One Poem: Reading Fast and Slow
Abstract
In the digital age, headlines, tweets, posts, and updates have trained us to glance at short form text and quickly absorb its meaning. But lyric poetry demands that we slow down, read line for line, word for word, syllable for syllable, even letter for letter, preferably over and over again. Both the power and the politics of a poem lie at least partially in the labor of synchronizing the time of the poem with the time of the reader, a work that is distributed between the poet’s composition process and the reader’s hermeneutic process. Poetry demands, that is, highly focused, microscopic, and slow reading practices at the same time as it successfully uses immediate effects and the allure of quick glances to captivate the reader–a combination of conflicting tasks unfamiliar (or un-useful) to most other short compositions in today’s media and text ecologies.
This seminar proposes an experimental format to explore the relationship between single poems and shared reading practices: papers will each focus on one poem from any language, tradition, or period. From a constellation of unique and independent poetic texts, the seminar will build an as-yet unknown sharedness among a community of reception.
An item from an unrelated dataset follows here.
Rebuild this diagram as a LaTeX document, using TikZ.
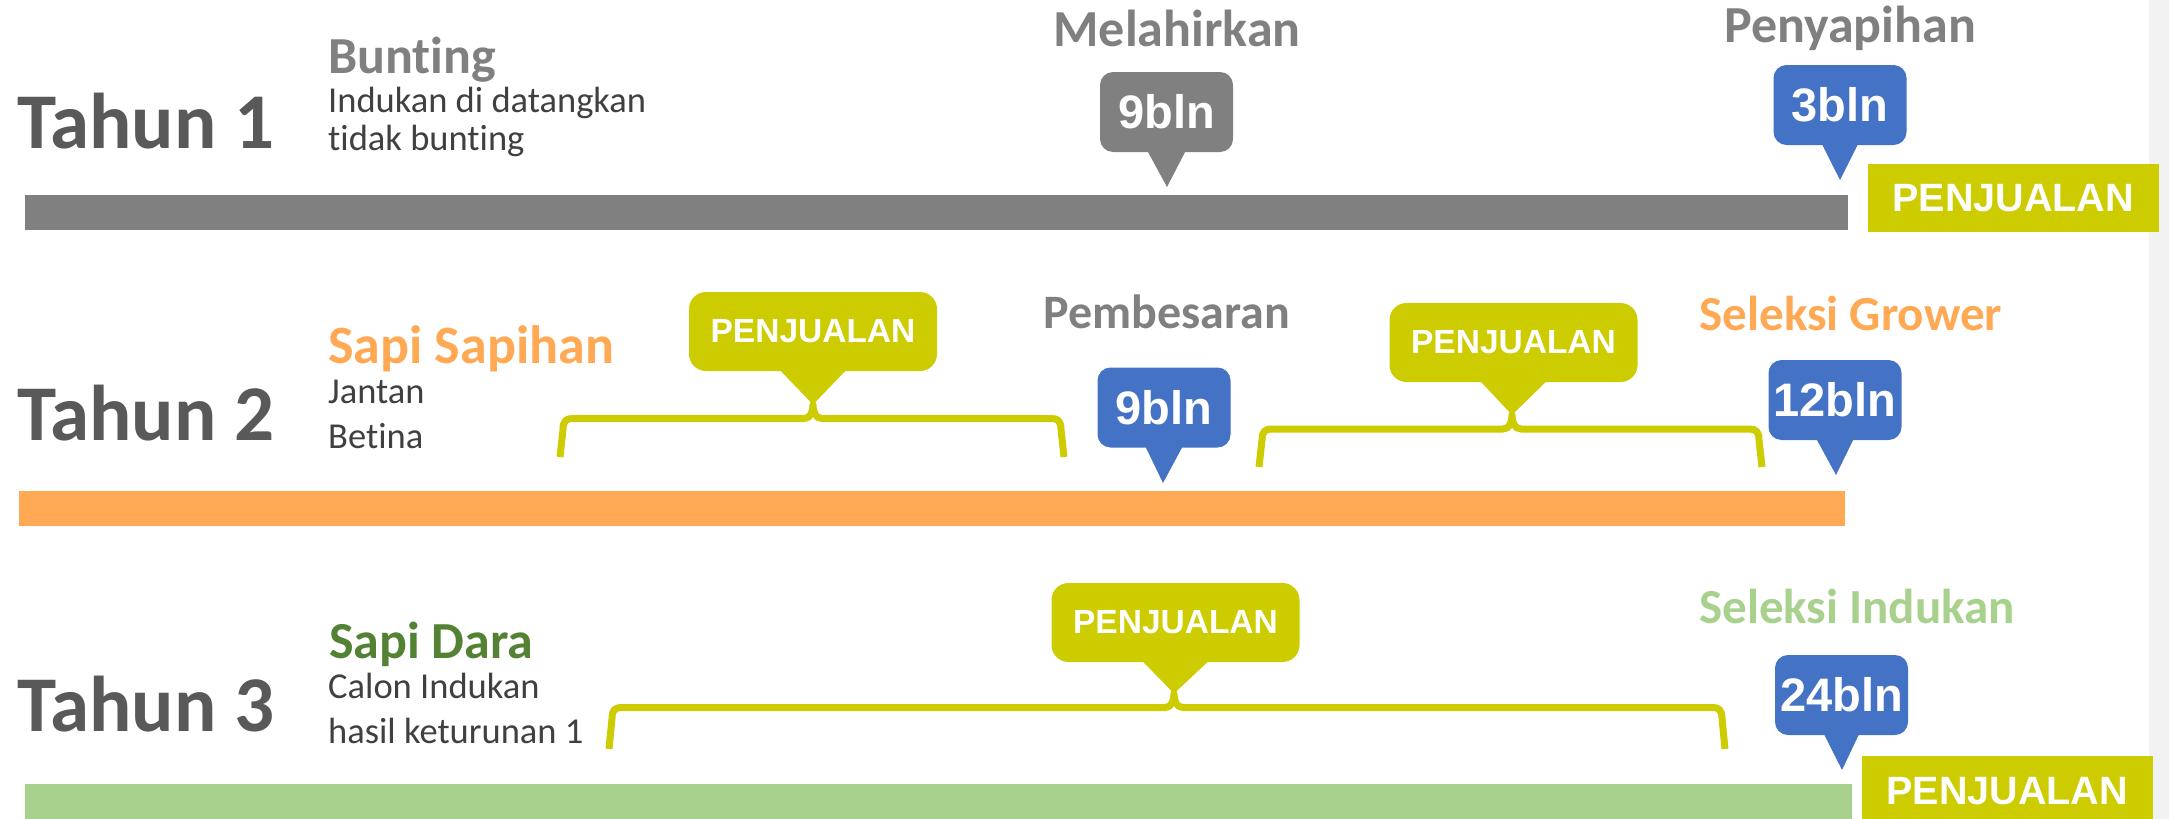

We see the open inquiry mode of this seminar as comparativeness in practice, arising from our engagement with different models of sustained attention, our methods of teaching poems and being taught by poems, the variety of our hermeneutic cultures and disciplinary backgrounds, and our willingness to let poems confront us with what we do not know.
We invite participants to use a single poem to:
- intervene in concepts of time (time as a mediated experience, the relationship between time and rhythm, fast and slow time, etc.)
- address and engage with concepts of hermeneutics (Foucauldian groundlessness, Bourdieu’s sociology of literature, translation as interpretation, etc.)
- experiment with the phenomenology of reading (esp. while foregrounding the reader’s positionality)
- encounter a poem’s form in relationship to the social and cultural forms with which it is surrounded and imbricated
- offer a historical analysis of different interpretive approaches
- examine its “biographical” context to propose readings, counter-readings, or speculative readings
Structures for presentations might be based on interventions into the interpretation of canonical poems, Chinese-style zhujie annotations, explications de texte, experiments in poetry teaching, reports on research archives (including reception research), or the reading journal/personal essay. Organizers will be looking for contributions that speak towards a larger community of readers of poetry from all languages, eras, and cultures; we are seeking contributions that center how to read, rather than which poems to read and what to think about them.